- _TASK DESCRIPTION_
Transcribe the listing verbatim. Do not carry over any pictures.

####################

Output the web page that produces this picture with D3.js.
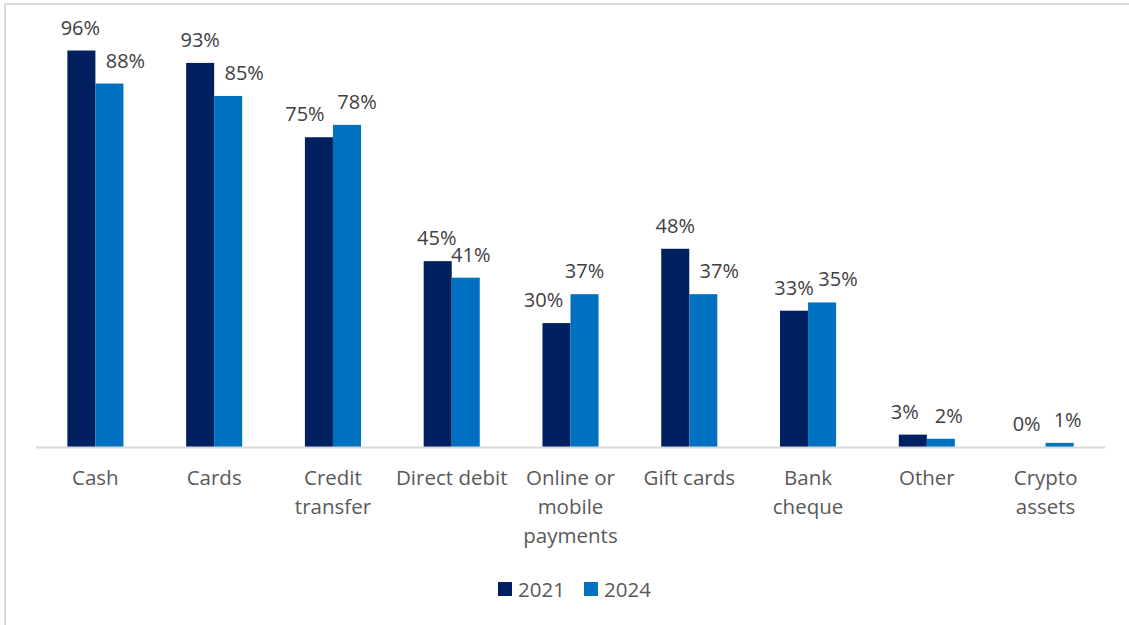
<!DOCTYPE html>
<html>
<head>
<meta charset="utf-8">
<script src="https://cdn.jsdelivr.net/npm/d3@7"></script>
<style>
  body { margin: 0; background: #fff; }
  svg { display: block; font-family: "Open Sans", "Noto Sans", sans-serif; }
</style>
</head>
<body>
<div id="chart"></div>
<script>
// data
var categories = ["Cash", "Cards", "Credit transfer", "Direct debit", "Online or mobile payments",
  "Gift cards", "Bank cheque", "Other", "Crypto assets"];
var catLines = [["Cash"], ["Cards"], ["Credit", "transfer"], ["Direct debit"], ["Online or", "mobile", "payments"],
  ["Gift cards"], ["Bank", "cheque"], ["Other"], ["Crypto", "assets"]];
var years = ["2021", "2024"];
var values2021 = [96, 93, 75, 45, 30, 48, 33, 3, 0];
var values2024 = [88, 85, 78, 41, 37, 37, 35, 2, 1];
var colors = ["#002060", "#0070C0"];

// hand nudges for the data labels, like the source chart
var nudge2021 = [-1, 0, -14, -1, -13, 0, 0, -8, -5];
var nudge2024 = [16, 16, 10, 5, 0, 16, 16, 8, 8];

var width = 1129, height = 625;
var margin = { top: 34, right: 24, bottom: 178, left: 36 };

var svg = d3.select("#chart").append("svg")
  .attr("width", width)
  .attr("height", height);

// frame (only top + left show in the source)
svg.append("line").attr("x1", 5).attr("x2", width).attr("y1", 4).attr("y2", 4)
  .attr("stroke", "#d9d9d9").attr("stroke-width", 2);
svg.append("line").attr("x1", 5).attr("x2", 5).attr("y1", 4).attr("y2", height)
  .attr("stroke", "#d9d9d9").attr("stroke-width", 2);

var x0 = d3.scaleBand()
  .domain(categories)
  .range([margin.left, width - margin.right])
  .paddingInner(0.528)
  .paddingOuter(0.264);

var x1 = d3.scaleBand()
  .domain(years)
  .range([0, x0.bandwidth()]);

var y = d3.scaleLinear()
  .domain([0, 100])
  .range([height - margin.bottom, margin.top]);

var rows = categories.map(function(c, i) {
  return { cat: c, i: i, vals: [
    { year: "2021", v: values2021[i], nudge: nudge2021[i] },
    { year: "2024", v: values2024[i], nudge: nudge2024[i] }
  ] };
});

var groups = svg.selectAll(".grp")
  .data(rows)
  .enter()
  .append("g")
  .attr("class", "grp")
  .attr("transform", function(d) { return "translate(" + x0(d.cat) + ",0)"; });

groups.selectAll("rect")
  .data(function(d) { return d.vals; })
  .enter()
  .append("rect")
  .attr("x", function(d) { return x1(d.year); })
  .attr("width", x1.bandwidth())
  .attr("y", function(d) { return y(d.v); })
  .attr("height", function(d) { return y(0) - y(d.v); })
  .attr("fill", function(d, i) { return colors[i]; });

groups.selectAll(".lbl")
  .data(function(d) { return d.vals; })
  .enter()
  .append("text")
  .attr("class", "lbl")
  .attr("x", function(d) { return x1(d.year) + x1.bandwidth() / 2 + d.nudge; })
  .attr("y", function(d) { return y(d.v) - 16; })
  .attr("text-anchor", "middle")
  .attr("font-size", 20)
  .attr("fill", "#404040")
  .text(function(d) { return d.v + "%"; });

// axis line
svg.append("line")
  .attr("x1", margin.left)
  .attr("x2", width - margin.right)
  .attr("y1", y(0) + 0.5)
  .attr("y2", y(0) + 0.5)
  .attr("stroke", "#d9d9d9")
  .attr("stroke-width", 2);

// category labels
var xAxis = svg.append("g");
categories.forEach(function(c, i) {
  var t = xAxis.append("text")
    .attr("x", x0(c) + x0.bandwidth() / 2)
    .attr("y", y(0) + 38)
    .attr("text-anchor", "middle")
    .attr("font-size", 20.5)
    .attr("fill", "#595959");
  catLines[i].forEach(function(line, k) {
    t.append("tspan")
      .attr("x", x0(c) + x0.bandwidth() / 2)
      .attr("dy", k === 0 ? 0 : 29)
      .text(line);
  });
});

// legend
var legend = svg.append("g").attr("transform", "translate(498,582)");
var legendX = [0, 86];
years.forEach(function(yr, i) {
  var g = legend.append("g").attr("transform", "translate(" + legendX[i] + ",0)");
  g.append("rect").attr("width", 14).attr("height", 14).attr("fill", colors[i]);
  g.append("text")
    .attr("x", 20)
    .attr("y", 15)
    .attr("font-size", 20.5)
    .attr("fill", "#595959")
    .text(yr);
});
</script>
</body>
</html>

####################

- _RESULT FOR THIS TASK_
Output the web page that produces this picture with D3.js.
<!DOCTYPE html>
<html>
<head>
<meta charset="utf-8">
<script src="https://cdn.jsdelivr.net/npm/d3@7"></script>
<style>
  body { margin: 0; background: #fff; }
  svg { display: block; font-family: "Open Sans", "Noto Sans", sans-serif; }
</style>
</head>
<body>
<div id="chart"></div>
<script>
// data
var categories = ["Cash", "Cards", "Credit transfer", "Direct debit", "Online or mobile payments",
  "Gift cards", "Bank cheque", "Other", "Crypto assets"];
var catLines = [["Cash"], ["Cards"], ["Credit", "transfer"], ["Direct debit"], ["Online or", "mobile", "payments"],
  ["Gift cards"], ["Bank", "cheque"], ["Other"], ["Crypto", "assets"]];
var years = ["2021", "2024"];
var values2021 = [96, 93, 75, 45, 30, 48, 33, 3, 0];
var values2024 = [88, 85, 78, 41, 37, 37, 35, 2, 1];
var colors = ["#002060", "#0070C0"];

// hand nudges for the data labels, like the source chart
var nudge2021 = [-1, 0, -14, -1, -13, 0, 0, -8, -5];
var nudge2024 = [16, 16, 10, 5, 0, 16, 16, 8, 8];

var width = 1129, height = 625;
var margin = { top: 34, right: 24, bottom: 178, left: 36 };

var svg = d3.select("#chart").append("svg")
  .attr("width", width)
  .attr("height", height);

// frame (only top + left show in the source)
svg.append("line").attr("x1", 5).attr("x2", width).attr("y1", 4).attr("y2", 4)
  .attr("stroke", "#d9d9d9").attr("stroke-width", 2);
svg.append("line").attr("x1", 5).attr("x2", 5).attr("y1", 4).attr("y2", height)
  .attr("stroke", "#d9d9d9").attr("stroke-width", 2);

var x0 = d3.scaleBand()
  .domain(categories)
  .range([margin.left, width - margin.right])
  .paddingInner(0.528)
  .paddingOuter(0.264);

var x1 = d3.scaleBand()
  .domain(years)
  .range([0, x0.bandwidth()]);

var y = d3.scaleLinear()
  .domain([0, 100])
  .range([height - margin.bottom, margin.top]);

var rows = categories.map(function(c, i) {
  return { cat: c, i: i, vals: [
    { year: "2021", v: values2021[i], nudge: nudge2021[i] },
    { year: "2024", v: values2024[i], nudge: nudge2024[i] }
  ] };
});

var groups = svg.selectAll(".grp")
  .data(rows)
  .enter()
  .append("g")
  .attr("class", "grp")
  .attr("transform", function(d) { return "translate(" + x0(d.cat) + ",0)"; });

groups.selectAll("rect")
  .data(function(d) { return d.vals; })
  .enter()
  .append("rect")
  .attr("x", function(d) { return x1(d.year); })
  .attr("width", x1.bandwidth())
  .attr("y", function(d) { return y(d.v); })
  .attr("height", function(d) { return y(0) - y(d.v); })
  .attr("fill", function(d, i) { return colors[i]; });

groups.selectAll(".lbl")
  .data(function(d) { return d.vals; })
  .enter()
  .append("text")
  .attr("class", "lbl")
  .attr("x", function(d) { return x1(d.year) + x1.bandwidth() / 2 + d.nudge; })
  .attr("y", function(d) { return y(d.v) - 16; })
  .attr("text-anchor", "middle")
  .attr("font-size", 20)
  .attr("fill", "#404040")
  .text(function(d) { return d.v + "%"; });

// axis line
svg.append("line")
  .attr("x1", margin.left)
  .attr("x2", width - margin.right)
  .attr("y1", y(0) + 0.5)
  .attr("y2", y(0) + 0.5)
  .attr("stroke", "#d9d9d9")
  .attr("stroke-width", 2);

// category labels
var xAxis = svg.append("g");
categories.forEach(function(c, i) {
  var t = xAxis.append("text")
    .attr("x", x0(c) + x0.bandwidth() / 2)
    .attr("y", y(0) + 38)
    .attr("text-anchor", "middle")
    .attr("font-size", 20.5)
    .attr("fill", "#595959");
  catLines[i].forEach(function(line, k) {
    t.append("tspan")
      .attr("x", x0(c) + x0.bandwidth() / 2)
      .attr("dy", k === 0 ? 0 : 29)
      .text(line);
  });
});

// legend
var legend = svg.append("g").attr("transform", "translate(498,582)");
var legendX = [0, 86];
years.forEach(function(yr, i) {
  var g = legend.append("g").attr("transform", "translate(" + legendX[i] + ",0)");
  g.append("rect").attr("width", 14).attr("height", 14).attr("fill", colors[i]);
  g.append("text")
    .attr("x", 20)
    .attr("y", 15)
    .attr("font-size", 20.5)
    .attr("fill", "#595959")
    .text(yr);
});
</script>
</body>
</html>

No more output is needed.